内省と外界適応

整体と心理療法を結ぶ共通項は、自己の内面に意識を向ける「内省」にある。

この場合、「意識を向ける」と言うと、誤解をされるかもしれない。

内省の実際とは「意識的な活動を止めてみる」ということなので、このとき当人の感覚としては内省のような作業は「何もしていない」ということになるだろう。

これにより無意識および身体意識が活性化して、いわゆる「自己とつながる」感覚を味わうのである。

自己とつながることで自我が部分的に破壊され新しく再生する現象を「自我崩壊」といったりするが、このとき同様に外界もこわれて刷新する。

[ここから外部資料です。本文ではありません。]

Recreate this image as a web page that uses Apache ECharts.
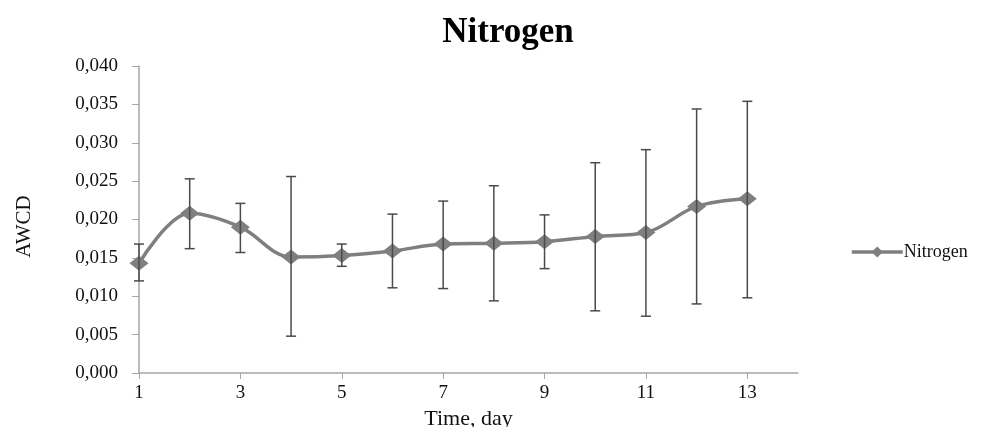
<!DOCTYPE html>
<html>
<head>
<meta charset="utf-8">
<script src="https://cdn.jsdelivr.net/npm/echarts@6/dist/echarts.min.js"></script>
<style>
  html, body { margin: 0; padding: 0; background: #fff; }
  #main { width: 986px; height: 427px; }
</style>
</head>
<body>
<div id="main"></div>
<script>
// data
var days = [1, 2, 3, 4, 5, 6, 7, 8, 9, 10, 11, 12, 13]
var awcd = [0.0143, 0.0208, 0.0190, 0.0151, 0.0153, 0.0159, 0.0168, 0.0169, 0.0171, 0.0178, 0.0183, 0.0217, 0.0227]
var errLow = [0.0120, 0.0162, 0.0157, 0.0048, 0.0139, 0.0111, 0.0110, 0.0094, 0.0136, 0.0081, 0.0074, 0.0090, 0.0098]
var errHigh = [0.0168, 0.0253, 0.0221, 0.0256, 0.0168, 0.0207, 0.0224, 0.0244, 0.0206, 0.0274, 0.0291, 0.0344, 0.0354]
var xTicks = [1, 3, 5, 7, 9, 11, 13]

var serif = '"Liberation Serif", "Times New Roman", serif'

var lineData = days.map(function (d, i) { return [d, awcd[i]] })
var barData = days.map(function (d, i) { return [d, errLow[i], errHigh[i]] })

var myChart = echarts.init(document.getElementById('main'))

var option = {
  animation: false,
  backgroundColor: '#fff',
  title: {
    text: 'Nitrogen',
    left: 503,
    textAlign: 'center',
    top: 10,
    textStyle: { fontFamily: serif, fontWeight: 'bold', fontSize: 35, color: '#000' }
  },
  legend: {
    left: 845,
    top: 238,
    itemWidth: 51,
    itemHeight: 14,
    itemGap: 2,
    lineStyle: { width: 3.5 },
    textStyle: { fontFamily: serif, fontSize: 18, color: '#111', padding: [0, 0, 0, -4] },
    data: ['Nitrogen']
  },
  grid: { left: 139, right: 188, top: 66, bottom: 54, containLabel: false, outerBoundsMode: 'none' },
  xAxis: {
    type: 'value',
    min: 1,
    max: 14,
    name: 'Time, day',
    nameLocation: 'middle',
    nameGap: 33,
    nameTextStyle: { fontFamily: serif, fontSize: 22, color: '#111' },
    axisLine: { lineStyle: { color: '#a6a6a6', width: 1.5 } },
    axisTick: { show: true, length: 6, customValues: xTicks, lineStyle: { color: '#a6a6a6' } },
    axisLabel: { customValues: xTicks, fontFamily: serif, fontSize: 19, color: '#111', margin: 11 },
    splitLine: { show: false }
  },
  yAxis: {
    type: 'value',
    min: 0,
    max: 0.04,
    interval: 0.005,
    name: 'AWCD',
    nameLocation: 'middle',
    nameGap: 104,
    nameRotate: 90,
    nameTextStyle: { fontFamily: serif, fontSize: 21, color: '#111', padding: [0, 14, 0, 0] },
    axisLine: { show: true, lineStyle: { color: '#a6a6a6', width: 1.5 } },
    axisTick: { show: true, length: 7, lineStyle: { color: '#a6a6a6' } },
    axisLabel: {
      fontFamily: serif, fontSize: 19, color: '#111', margin: 21,
      formatter: function (v) { return v.toFixed(3).replace('.', ',') }
    },
    splitLine: { show: false }
  },
  series: [
    {
      name: 'Nitrogen',
      type: 'line',
      data: lineData,
      smooth: 0.35,
      symbol: 'diamond',
      symbolSize: [19, 15],
      itemStyle: { color: '#7f7f7f' },
      lineStyle: { color: '#7f7f7f', width: 3.5 },
      z: 2
    },
    {
      name: 'err',
      type: 'custom',
      data: barData,
      z: 3,
      silent: true,
      renderItem: function (params, api) {
        var x = api.value(0)
        var lo = api.coord([x, api.value(1)])
        var hi = api.coord([x, api.value(2)])
        var half = 5
        var style = { stroke: '#4a4a4a', lineWidth: 1.5 }
        return {
          type: 'group',
          children: [
            { type: 'line', shape: { x1: lo[0], y1: lo[1], x2: hi[0], y2: hi[1] }, style: style },
            { type: 'line', shape: { x1: lo[0] - half, y1: lo[1], x2: lo[0] + half, y2: lo[1] }, style: style },
            { type: 'line', shape: { x1: hi[0] - half, y1: hi[1], x2: hi[0] + half, y2: hi[1] }, style: style }
          ]
        }
      }
    }
  ]
}

myChart.setOption(option)
</script>
</body>
</html>
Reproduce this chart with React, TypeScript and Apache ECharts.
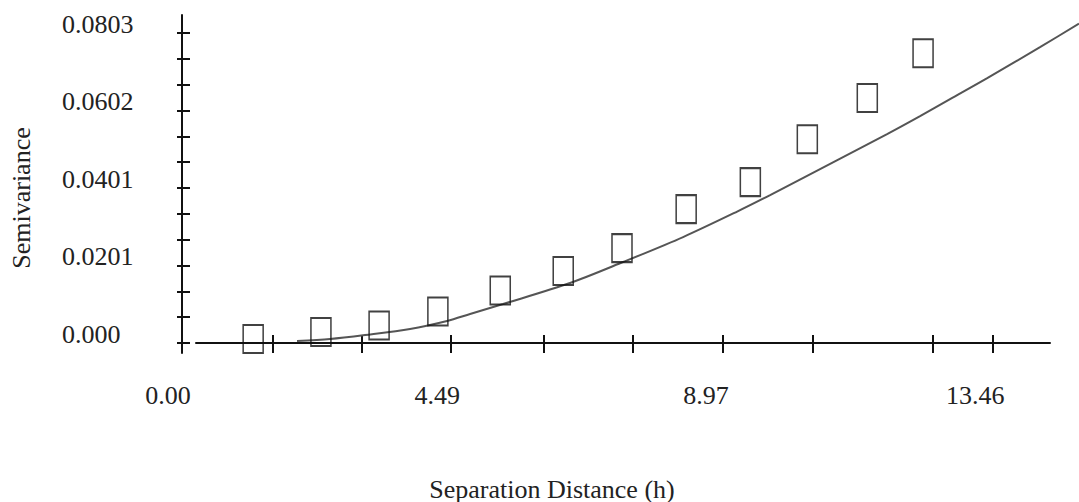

ここで悩ましいのは、この自我崩壊があんまり急激に行われると外界との調和関係が一過性に乱れることがあるのだ。

具体的に何が起こるかというと、今までなんでもなかった仕事がやりづらくなったり、家庭内のバランスが変わってきたりする。

そもそもが何故病気になるのかといえば、それは外界に対する適応に偏り過ぎたためである。

わかりやすくいうと「まわりに合わせ過ぎた」結果、「自分を見失っていた」といことになる。

それで病気をしたり「うつ」になったりしているのだから、もう少し自分を大事に生きてみたらどうか、ということで内省をし始めると病気は治るけれども今度は外とのバランスがむずかしい、というジレンマが生じるのである。

こうやって自己の内面と外界との間で押し合いへし合いされながら、自分というものがだんだんまろやかに練れてくる。

練れてくる、というか本当は自分らしいものが一回消えてしまうとスムーズだが、そのためにはものすごく時間がかかるのである。

ただどんな状況にしたって変化と成長の「可能性」はいつも自分が握っている、ということは間違いない。

内と外というのも、その壁を作っているのは自分である。

こういうものがすっかり落ち切るまで、自己を参究してみるとやがて必ず落ち着く場所に辿り着く。

一度そこまで行ってから、もう一回こちらに帰って来た人をはじめて「生きている」と言えるのだろう。

人生とは無意識の底に眠る自分に出会うための旅路である。